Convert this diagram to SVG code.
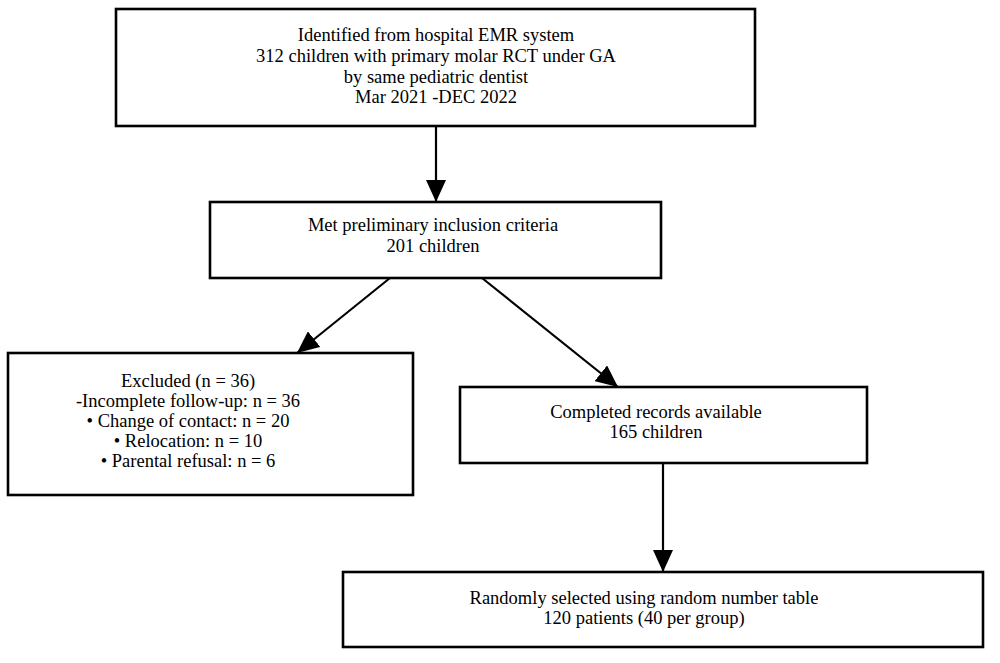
<svg xmlns="http://www.w3.org/2000/svg" width="1000" height="663" viewBox="0 0 1000 663">
  <style>
    .box { fill: #ffffff; stroke: #000000; stroke-width: 2.6; }
    .t { font-family: "Liberation Serif", "Times New Roman", serif; font-size: 18.5px; fill: #000000; text-anchor: middle; }
    .conn { stroke: #000000; stroke-width: 2.2; fill: none; marker-end: url(#arrow); }
  </style>
  <defs>
    <marker id="arrow" viewBox="0 0 22 20" refX="22" refY="10" markerWidth="22" markerHeight="20" markerUnits="userSpaceOnUse" orient="auto">
      <path d="M0,0 L22,10 L0,20 Z" fill="#000000"/>
    </marker>
  </defs>
  <rect width="1000" height="663" fill="#ffffff"/>

  <g id="connectors">
    <line class="conn" x1="436" y1="127" x2="436" y2="202"/>
    <line class="conn" x1="390" y1="278" x2="297" y2="353"/>
    <line class="conn" x1="482" y1="278" x2="618" y2="387"/>
    <line class="conn" x1="663" y1="463" x2="663" y2="572"/>
  </g>

  <g id="node-identified">
    <rect class="box" x="116" y="9" width="639" height="117"/>
    <text class="t" x="436" y="41">Identified from hospital EMR system</text>
    <text class="t" x="436" y="62">312 children with primary molar RCT under GA</text>
    <text class="t" x="436" y="83">by same pediatric dentist</text>
    <text class="t" x="436" y="103">Mar 2021 -DEC 2022</text>
  </g>

  <g id="node-inclusion">
    <rect class="box" x="210" y="202" width="451" height="76"/>
    <text class="t" x="433" y="231">Met preliminary inclusion criteria</text>
    <text class="t" x="433" y="252">201 children</text>
  </g>

  <g id="node-excluded">
    <rect class="box" x="8" y="353" width="405" height="142"/>
    <text class="t" x="188" y="387">Excluded (n = 36)</text>
    <text class="t" x="188" y="407">-Incomplete follow-up: n = 36</text>
    <text class="t" x="188" y="427">• Change of contact: n = 20</text>
    <text class="t" x="188" y="447">• Relocation: n = 10</text>
    <text class="t" x="188" y="467">• Parental refusal: n = 6</text>
  </g>

  <g id="node-completed">
    <rect class="box" x="460" y="387" width="407" height="76"/>
    <text class="t" x="656" y="418">Completed records available</text>
    <text class="t" x="656" y="438">165 children</text>
  </g>

  <g id="node-random">
    <rect class="box" x="343" y="572" width="640" height="75"/>
    <text class="t" x="644" y="604">Randomly selected using random number table</text>
    <text class="t" x="644" y="624">120 patients (40 per group)</text>
  </g>
</svg>
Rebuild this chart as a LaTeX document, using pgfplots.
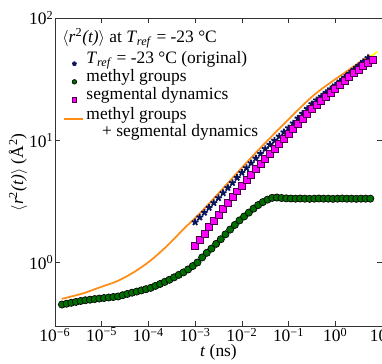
\documentclass[border=0pt]{standalone}
\usepackage{fontspec}
\setmainfont{Liberation Serif}
\usepackage{pgfplots}
\pgfplotsset{compat=1.18}
\definecolor{navyc}{RGB}{10,20,90}
\definecolor{greenc}{RGB}{0,110,0}
\definecolor{magc}{RGB}{255,0,255}
\definecolor{orangec}{RGB}{255,140,20}
\definecolor{yellowc}{RGB}{255,255,0}
\newcommand{\logtick}[1]{10\textsuperscript{\pgfmathtruncatemacro{\ee}{round(#1)}\ifnum\ee<0 \char"2212\relax\number-\ee\else\ee\fi}}
\newcommand{\fs}{\fontsize{13}{14.5}\selectfont}
\begin{document}
\fs
\begin{tikzpicture}
\begin{axis}[
  scale only axis, width=244pt, height=230pt,
  xmode=log, ymode=log, log basis x=10, log basis y=10,
  xmin=1e-6, xmax=10, ymin=0.3, ymax=100,
  xtick={1e-6,1e-5,1e-4,1e-3,1e-2,1e-1,1,10},
  ytick={1,10,100},
  xticklabel={\logtick{\tick}}, yticklabel={\logtick{\tick}},
  tick align=inside, major tick length=4pt, minor tick length=2pt,
  axis line style={black!80}, every tick/.style={black!80},
  tick label style={font=\fs},
  xticklabel style={inner sep=1pt}, yticklabel style={inner sep=1pt},
  xlabel={\textit{t} (ns)}, ylabel={$\langle$\textit{r}\textsuperscript{2}\textit{(t)}$\rangle$ (Å\textsuperscript{2})},
  label style={font=\fs},
  xlabel style={yshift=4pt}, ylabel style={yshift=-4pt},
  legend style={at={(0.02,0.905)}, anchor=north west, draw=none, fill=none,
    font=\fs, row sep=-1.5pt, inner sep=1pt,
    cells={anchor=base west}},
  legend image code/.code={\draw[mark repeat=2,mark phase=2] plot coordinates {(0cm,0cm) (0.22cm,0cm) (0.44cm,0cm)};},
  legend image post style={mark size=1.7pt},
]
% stars
\addplot[only marks, mark=star, mark size=2.6pt, mark options={draw=navyc, fill=navyc, line width=1.4pt}] coordinates {
(1.000e-3,2.138)(1.259e-3,2.344)(1.585e-3,2.564)(1.995e-3,2.812)(2.512e-3,3.076)(3.162e-3,3.373)(3.981e-3,3.707)(5.012e-3,4.083)(6.310e-3,4.487)(7.943e-3,4.943)
(1.000e-2,5.433)(1.259e-2,5.943)(1.585e-2,6.501)(1.995e-2,7.112)(2.512e-2,7.780)(3.162e-2,8.511)(3.981e-2,9.204)(5.012e-2,9.954)(6.310e-2,10.76)(7.943e-2,11.64)
(0.1000,12.59)(0.1259,13.77)(0.1585,15.10)(0.1995,16.52)(0.2512,18.11)(0.3162,19.82)(0.3981,21.28)(0.5012,22.80)(0.6310,24.49)(0.7943,26.24)
(1.000,28.18)(1.259,30.34)(1.585,32.66)(1.995,35.16)(2.512,37.84)(3.162,40.74)(3.981,43.85)(5.012,47.21)
};
\addlegendentry{\textit{T}\textsubscript{\textit{ref}} = -23 °C (original)}
% green circles
\addplot[only marks, mark=*, mark size=2.7pt, mark options={draw=black, fill=greenc, line width=0.5pt}] coordinates {
(1.413e-6,0.453)(1.778e-6,0.460)(2.239e-6,0.468)(2.818e-6,0.476)(3.548e-6,0.484)(4.467e-6,0.491)(5.623e-6,0.496)(7.079e-6,0.502)(8.913e-6,0.507)
(1.122e-5,0.512)(1.413e-5,0.517)(1.778e-5,0.522)(2.239e-5,0.527)(2.818e-5,0.540)(3.548e-5,0.553)(4.467e-5,0.566)(5.623e-5,0.578)(7.079e-5,0.591)(8.913e-5,0.605)
(1.122e-4,0.620)(1.413e-4,0.643)(1.778e-4,0.667)(2.239e-4,0.694)(2.818e-4,0.722)(3.548e-4,0.756)(4.467e-4,0.792)(5.623e-4,0.830)(7.079e-4,0.877)(8.913e-4,0.935)
(1.122e-3,1.00)(1.413e-3,1.10)(1.778e-3,1.20)(2.239e-3,1.30)(2.818e-3,1.42)(3.548e-3,1.55)(4.467e-3,1.70)(5.623e-3,1.86)(7.079e-3,2.03)(8.913e-3,2.21)
(1.122e-2,2.38)(1.413e-2,2.56)(1.778e-2,2.76)(2.239e-2,2.95)(2.818e-2,3.12)(3.548e-2,3.27)(4.467e-2,3.38)(5.623e-2,3.40)(7.079e-2,3.37)(8.913e-2,3.35)
(0.1122,3.34)(0.1413,3.33)(0.1778,3.34)(0.2239,3.33)(0.2818,3.32)(0.3548,3.33)(0.4467,3.34)(0.5623,3.33)(0.7079,3.33)(0.8913,3.32)
(1.122,3.33)(1.413,3.34)(1.778,3.33)(2.239,3.33)(2.818,3.32)(3.548,3.33)(4.467,3.33)(5.623,3.33)
};
\addlegendentry{methyl groups}
% magenta squares
\addplot[only marks, mark=square*, mark size=2.6pt, mark options={draw=black!70!magc, fill=magc, line width=0.6pt}] coordinates {
(1.000e-3,1.365)(1.259e-3,1.535)(1.585e-3,1.726)(1.995e-3,1.941)(2.512e-3,2.183)(3.162e-3,2.455)(3.981e-3,2.742)(5.012e-3,3.062)(6.310e-3,3.420)(7.943e-3,3.819)
(1.000e-2,4.266)(1.259e-2,4.721)(1.585e-2,5.224)(1.995e-2,5.781)(2.512e-2,6.397)(3.162e-2,7.079)(3.981e-2,7.762)(5.012e-2,8.511)(6.310e-2,9.333)(7.943e-2,10.23)
(0.1000,11.22)(0.1259,12.36)(0.1585,13.61)(0.1995,15.00)(0.2512,16.52)(0.3162,18.20)(0.3981,19.59)(0.5012,21.09)(0.6310,22.70)(0.7943,24.43)
(1.000,26.30)(1.259,28.31)(1.585,30.48)(1.995,32.81)(2.512,35.32)(3.162,38.02)(3.981,40.46)(5.012,42.95)(6.310,45.71)
};
\addlegendentry{segmental dynamics}
% orange line
\addplot[orangec, line width=1.3pt, smooth, no markers,
  legend image code/.code={\draw[orangec, line width=1.5pt] (-0.05cm,0cm) -- (0.44cm,0cm);}] coordinates {
(1.393e-6,0.504)(4.074e-6,0.56)(9.333e-6,0.628)(2.138e-5,0.703)(4.898e-5,0.833)(1.122e-4,1.04)(2.570e-4,1.38)(5.754e-4,1.89)(1.230e-3,2.50)(3.311e-3,3.75)(1.738e-2,7.5)(8.913e-2,14.2)(0.3656,23.8)(1.905,37.5)(5.598,49.8)
};
\addlegendentry{\begin{tabular}[t]{@{}l@{}}methyl groups\\[-1.5pt]\hspace{0.9em}+ segmental dynamics\end{tabular}}
% yellow fit line
\addplot[yellowc, line width=1.3pt, smooth, no markers, forget plot] coordinates {
(1.0e-3,1.396)(3.162e-3,2.512)(1.0e-2,4.365)(3.162e-2,7.244)(0.1,11.61)(0.3162,19.05)(1.0,28.18)(3.162,40.74)(7.943,53.09)
};
\node[anchor=base west, font=\fs, inner sep=0pt] at (rel axis cs:0.022,0.92) {$\langle$\textit{r}\textsuperscript{2}\textit{(t)}$\rangle$ at \textit{T}\textsubscript{\textit{ref}} = -23 °C};
\end{axis}
\path (current axis.south west) ++(-41pt,-27.75pt) coordinate (bbA);
\path (current axis.north east) ++(0,13.5pt) coordinate (bbB);
\pgfresetboundingbox
\path (bbA) rectangle (bbB);
\end{tikzpicture}
\end{document}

☆ ☆ ☆ ☆

### WRITTEN EXERCISE
Filter for "code". Return all lines that hold it.

### SOLUTION
Convert this diagram to SVG code.
  legend image code/.code={\draw[mark repeat=2,mark phase=2] plot coordinates {(0cm,0cm) (0.22cm,0cm) (0.44cm,0cm)};},
  legend image code/.code={\draw[orangec, line width=1.5pt] (-0.05cm,0cm) -- (0.44cm,0cm);}] coordinates {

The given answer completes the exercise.